If spatiotemporal energy detectors cannot detect non-Fourier motion, how is it detected by the brain? The variety of explanations that have been proposed can be organized in two broad classes: single- and dual-pathway theories. The former posit a shared pathway for both first- and second-order motion. The simplest way to make second-order stimuli visible to standard motion analyzers is to add a non-linear pre-processing stage (e.g., Grzywacz, Watamaniuk, & McKee,
1995; Taub, Victor, & Conte,
1997). Other models use a fundamentally different motion detection algorithm based on the ratio of the temporal derivative and the spatial derivative of the image (e.g., Johnston & Clifford,
1995; Johnston, McOwan, & Buxton,
1992; see also Baloch, Grossberg, Mingolla, & Nogueira,
1999). Such gradient-based models can detect various types of second-order motion (e.g., Benton,
2002; Johnston et al.,
1992).
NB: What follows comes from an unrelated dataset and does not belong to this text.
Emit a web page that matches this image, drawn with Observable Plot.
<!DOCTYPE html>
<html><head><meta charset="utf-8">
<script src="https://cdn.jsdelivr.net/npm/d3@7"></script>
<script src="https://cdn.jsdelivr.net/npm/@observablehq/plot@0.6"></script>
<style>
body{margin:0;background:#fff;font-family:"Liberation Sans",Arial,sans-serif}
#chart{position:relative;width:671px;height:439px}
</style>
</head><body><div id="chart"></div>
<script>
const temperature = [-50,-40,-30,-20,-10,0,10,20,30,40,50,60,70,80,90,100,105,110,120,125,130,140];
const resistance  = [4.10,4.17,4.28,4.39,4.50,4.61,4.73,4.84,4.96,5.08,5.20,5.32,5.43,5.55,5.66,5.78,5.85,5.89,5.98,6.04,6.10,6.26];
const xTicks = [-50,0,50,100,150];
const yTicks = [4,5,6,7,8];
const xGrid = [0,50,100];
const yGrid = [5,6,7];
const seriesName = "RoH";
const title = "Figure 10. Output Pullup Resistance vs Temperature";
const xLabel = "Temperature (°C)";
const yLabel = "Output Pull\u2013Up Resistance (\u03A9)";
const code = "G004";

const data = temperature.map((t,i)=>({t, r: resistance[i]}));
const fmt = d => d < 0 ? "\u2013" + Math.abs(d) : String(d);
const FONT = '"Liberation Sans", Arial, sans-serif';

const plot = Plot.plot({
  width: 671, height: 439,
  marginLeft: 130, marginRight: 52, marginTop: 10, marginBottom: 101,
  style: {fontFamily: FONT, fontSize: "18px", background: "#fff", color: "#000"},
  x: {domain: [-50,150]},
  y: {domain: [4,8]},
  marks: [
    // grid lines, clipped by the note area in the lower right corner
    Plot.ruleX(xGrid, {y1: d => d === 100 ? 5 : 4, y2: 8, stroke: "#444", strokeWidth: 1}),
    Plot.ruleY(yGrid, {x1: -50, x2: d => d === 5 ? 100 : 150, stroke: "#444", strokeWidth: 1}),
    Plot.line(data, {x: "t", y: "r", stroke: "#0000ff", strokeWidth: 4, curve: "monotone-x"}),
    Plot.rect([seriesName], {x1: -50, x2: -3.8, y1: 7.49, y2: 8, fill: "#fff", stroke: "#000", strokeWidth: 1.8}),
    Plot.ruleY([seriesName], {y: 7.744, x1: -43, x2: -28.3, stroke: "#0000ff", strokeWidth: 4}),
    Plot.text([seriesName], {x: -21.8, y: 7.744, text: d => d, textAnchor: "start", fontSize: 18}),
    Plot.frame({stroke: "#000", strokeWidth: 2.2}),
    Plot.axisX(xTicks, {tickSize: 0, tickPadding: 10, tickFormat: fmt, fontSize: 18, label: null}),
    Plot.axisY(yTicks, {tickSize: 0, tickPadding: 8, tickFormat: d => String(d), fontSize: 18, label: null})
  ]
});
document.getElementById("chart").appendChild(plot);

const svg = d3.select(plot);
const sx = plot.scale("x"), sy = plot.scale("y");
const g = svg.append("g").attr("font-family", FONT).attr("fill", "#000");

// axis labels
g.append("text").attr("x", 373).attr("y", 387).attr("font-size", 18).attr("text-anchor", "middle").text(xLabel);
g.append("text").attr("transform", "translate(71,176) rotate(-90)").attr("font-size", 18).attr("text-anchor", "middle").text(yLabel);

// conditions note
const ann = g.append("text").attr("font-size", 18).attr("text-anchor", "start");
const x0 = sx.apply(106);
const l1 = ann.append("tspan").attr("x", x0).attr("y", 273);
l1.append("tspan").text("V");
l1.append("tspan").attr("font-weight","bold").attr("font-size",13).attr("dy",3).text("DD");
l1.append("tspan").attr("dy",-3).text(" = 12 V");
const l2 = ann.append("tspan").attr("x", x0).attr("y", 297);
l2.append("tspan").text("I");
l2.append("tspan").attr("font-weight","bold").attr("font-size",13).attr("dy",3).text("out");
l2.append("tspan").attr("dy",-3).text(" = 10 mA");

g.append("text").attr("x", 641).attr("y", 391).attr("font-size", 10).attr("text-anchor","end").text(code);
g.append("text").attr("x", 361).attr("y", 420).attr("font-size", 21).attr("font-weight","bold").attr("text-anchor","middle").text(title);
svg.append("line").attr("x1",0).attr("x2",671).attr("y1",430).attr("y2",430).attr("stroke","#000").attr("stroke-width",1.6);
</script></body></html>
However, converging evidence from a range of psychophysical (e.g., Edwards & Badcock,
1995; Lu & Sperling,
1995b,
2001b; Nishida, Ledgeway, & Edwards,
1997; Schofield, Ledgeway, & Hutchinson,
2007; Scott-Samuel & Georgeson,
1999; Zanker,
1999), analytic (e.g., Chubb & Sperling,
1988), neurophysiological (e.g., O'Keefe & Movshon,
1998; Zhou & Baker,
1993), neuropsychological (e.g., Vaina & Soloviev,
2004), and neuroimaging (e.g., Ashida, Lingnau, Wall, & Smith,
2007) studies indicates that first- and second-order motion CUES are processed by separate pathways, at least initially.